## Given records
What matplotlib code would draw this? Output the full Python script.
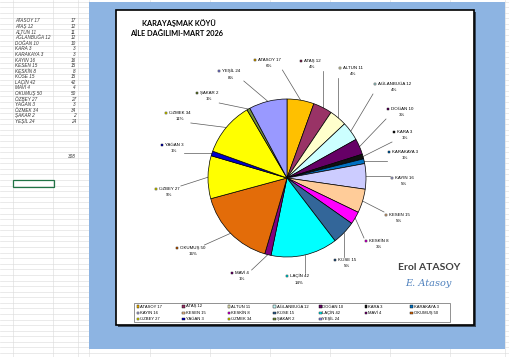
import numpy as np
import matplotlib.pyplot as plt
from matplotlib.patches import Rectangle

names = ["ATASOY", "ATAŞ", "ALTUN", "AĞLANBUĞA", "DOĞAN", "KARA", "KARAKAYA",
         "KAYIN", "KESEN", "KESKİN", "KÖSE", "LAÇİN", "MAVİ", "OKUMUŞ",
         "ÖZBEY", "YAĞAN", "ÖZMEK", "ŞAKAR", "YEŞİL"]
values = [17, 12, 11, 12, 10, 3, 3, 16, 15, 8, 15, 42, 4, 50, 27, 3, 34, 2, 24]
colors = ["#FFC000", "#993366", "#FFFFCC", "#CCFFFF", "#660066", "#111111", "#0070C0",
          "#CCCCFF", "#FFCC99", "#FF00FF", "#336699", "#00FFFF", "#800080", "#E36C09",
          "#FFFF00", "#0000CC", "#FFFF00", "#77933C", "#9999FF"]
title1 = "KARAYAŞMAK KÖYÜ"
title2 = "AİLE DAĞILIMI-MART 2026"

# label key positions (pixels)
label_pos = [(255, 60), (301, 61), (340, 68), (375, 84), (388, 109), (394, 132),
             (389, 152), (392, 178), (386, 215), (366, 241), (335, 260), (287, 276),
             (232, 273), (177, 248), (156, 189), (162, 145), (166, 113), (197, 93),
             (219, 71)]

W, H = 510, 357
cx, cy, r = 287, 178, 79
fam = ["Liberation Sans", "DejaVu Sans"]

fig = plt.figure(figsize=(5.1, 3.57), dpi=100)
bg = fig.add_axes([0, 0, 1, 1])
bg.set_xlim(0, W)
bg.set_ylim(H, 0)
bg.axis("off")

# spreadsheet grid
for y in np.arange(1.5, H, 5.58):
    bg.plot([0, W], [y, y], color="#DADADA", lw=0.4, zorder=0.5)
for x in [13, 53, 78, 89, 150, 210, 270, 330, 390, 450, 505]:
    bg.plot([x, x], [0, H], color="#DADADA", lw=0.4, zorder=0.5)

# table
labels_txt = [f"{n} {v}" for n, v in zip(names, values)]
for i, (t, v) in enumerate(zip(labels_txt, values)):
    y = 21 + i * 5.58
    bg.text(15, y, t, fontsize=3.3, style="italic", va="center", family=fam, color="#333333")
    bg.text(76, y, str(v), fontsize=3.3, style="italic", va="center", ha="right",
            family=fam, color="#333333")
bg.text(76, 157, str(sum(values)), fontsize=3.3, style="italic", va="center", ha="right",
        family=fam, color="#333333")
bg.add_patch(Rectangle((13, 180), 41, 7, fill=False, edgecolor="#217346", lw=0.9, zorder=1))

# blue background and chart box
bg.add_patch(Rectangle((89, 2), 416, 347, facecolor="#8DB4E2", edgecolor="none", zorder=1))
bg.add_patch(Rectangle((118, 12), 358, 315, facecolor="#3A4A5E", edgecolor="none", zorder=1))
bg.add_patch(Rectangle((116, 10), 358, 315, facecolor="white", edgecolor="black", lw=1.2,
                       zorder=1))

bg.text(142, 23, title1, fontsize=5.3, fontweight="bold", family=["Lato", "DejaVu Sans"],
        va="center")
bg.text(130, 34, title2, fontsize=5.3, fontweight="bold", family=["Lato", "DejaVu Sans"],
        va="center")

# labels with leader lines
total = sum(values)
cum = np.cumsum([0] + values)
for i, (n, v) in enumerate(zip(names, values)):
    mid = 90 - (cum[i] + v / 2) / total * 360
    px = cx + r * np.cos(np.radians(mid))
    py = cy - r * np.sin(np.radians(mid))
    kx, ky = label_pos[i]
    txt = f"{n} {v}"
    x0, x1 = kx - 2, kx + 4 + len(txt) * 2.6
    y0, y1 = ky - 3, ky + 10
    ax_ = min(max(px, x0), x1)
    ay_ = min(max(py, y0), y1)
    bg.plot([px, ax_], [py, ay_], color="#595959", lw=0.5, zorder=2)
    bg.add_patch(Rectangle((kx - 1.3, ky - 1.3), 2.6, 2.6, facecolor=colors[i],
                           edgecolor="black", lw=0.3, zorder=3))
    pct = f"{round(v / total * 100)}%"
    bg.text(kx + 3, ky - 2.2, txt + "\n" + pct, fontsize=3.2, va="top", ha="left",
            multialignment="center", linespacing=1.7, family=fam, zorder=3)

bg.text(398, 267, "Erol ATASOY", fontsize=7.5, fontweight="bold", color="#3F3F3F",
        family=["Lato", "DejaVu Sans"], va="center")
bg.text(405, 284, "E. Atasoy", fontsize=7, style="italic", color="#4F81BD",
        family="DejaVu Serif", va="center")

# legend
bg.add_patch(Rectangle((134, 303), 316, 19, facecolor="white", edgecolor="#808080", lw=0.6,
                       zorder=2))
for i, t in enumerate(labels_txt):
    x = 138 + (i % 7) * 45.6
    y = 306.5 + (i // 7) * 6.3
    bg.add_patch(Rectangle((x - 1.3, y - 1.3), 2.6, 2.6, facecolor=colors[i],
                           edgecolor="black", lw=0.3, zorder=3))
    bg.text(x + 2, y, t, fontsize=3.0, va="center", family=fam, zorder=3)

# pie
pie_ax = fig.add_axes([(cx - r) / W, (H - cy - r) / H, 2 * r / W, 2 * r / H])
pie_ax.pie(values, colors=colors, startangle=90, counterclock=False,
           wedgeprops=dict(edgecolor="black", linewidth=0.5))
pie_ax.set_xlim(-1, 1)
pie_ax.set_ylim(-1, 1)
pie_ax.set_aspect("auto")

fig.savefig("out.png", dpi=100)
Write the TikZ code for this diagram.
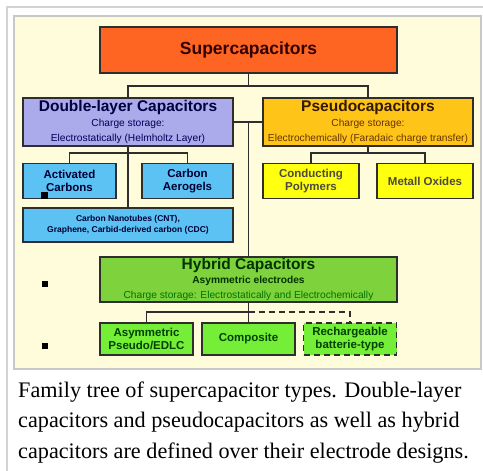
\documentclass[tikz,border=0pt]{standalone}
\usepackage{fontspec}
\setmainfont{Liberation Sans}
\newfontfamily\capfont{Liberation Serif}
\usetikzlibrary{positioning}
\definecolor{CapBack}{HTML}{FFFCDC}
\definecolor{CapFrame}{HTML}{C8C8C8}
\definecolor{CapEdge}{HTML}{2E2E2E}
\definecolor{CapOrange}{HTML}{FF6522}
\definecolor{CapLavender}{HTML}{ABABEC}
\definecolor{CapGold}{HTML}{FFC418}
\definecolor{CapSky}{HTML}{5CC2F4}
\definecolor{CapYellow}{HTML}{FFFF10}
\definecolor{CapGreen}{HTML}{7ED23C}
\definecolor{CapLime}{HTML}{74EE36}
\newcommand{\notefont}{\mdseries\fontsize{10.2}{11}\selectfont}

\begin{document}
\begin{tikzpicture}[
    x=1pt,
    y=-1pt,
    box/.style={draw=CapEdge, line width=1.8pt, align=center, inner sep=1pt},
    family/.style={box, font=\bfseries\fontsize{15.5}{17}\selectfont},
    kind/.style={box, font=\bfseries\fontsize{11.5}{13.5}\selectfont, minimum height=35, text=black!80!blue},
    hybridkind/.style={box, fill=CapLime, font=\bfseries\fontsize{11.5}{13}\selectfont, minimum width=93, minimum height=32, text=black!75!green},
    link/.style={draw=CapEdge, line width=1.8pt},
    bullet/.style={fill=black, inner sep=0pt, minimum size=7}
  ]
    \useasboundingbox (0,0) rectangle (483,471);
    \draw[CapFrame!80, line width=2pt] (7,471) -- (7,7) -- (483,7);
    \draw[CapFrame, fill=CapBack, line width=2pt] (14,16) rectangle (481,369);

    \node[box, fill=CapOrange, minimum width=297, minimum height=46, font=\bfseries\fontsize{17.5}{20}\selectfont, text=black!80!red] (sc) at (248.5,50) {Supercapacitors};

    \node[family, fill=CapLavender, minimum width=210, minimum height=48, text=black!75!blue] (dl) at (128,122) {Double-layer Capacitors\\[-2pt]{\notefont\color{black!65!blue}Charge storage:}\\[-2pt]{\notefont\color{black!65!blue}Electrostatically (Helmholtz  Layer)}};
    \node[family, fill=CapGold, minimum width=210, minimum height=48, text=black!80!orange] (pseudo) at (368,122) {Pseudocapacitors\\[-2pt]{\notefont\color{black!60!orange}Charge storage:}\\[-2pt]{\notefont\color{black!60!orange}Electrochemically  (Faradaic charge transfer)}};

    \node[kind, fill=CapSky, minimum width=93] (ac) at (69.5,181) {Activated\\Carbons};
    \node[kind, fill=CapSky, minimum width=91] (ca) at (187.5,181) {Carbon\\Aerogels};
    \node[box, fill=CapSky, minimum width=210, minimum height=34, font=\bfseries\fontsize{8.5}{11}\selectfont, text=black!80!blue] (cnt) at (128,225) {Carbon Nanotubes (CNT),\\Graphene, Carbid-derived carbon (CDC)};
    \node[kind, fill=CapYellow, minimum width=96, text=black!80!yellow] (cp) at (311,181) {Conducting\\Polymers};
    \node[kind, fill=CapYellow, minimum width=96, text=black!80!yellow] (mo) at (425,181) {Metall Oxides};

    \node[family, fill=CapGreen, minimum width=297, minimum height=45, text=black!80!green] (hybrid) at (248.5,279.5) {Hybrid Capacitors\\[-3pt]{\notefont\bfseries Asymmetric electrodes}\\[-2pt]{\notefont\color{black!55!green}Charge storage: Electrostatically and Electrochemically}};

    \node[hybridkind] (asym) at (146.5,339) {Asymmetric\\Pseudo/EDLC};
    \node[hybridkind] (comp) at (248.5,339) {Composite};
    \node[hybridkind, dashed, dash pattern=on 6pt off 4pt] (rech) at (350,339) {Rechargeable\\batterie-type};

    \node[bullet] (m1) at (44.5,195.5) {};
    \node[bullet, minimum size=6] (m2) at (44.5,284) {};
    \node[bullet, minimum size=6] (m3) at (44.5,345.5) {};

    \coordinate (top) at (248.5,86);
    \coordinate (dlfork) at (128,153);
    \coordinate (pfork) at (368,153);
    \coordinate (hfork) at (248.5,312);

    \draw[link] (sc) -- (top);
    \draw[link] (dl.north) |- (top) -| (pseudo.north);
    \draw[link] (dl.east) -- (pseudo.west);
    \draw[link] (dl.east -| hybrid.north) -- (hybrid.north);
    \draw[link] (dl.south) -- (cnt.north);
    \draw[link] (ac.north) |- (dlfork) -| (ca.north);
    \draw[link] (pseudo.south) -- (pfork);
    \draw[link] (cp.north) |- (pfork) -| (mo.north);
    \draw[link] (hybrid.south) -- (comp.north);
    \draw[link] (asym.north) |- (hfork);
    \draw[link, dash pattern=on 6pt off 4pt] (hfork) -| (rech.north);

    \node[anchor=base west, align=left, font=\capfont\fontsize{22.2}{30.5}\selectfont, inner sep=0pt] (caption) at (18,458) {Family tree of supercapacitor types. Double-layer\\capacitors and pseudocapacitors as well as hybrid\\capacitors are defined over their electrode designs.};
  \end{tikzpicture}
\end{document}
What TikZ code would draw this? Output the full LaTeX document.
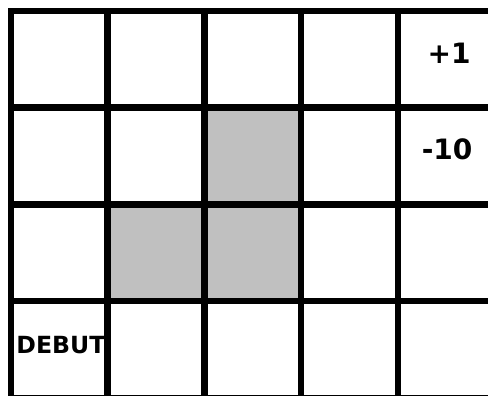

## Exercise aim
Provide the number of lines in these entries that hold the word "Output", without any accompanying text.

## Exercise answer
2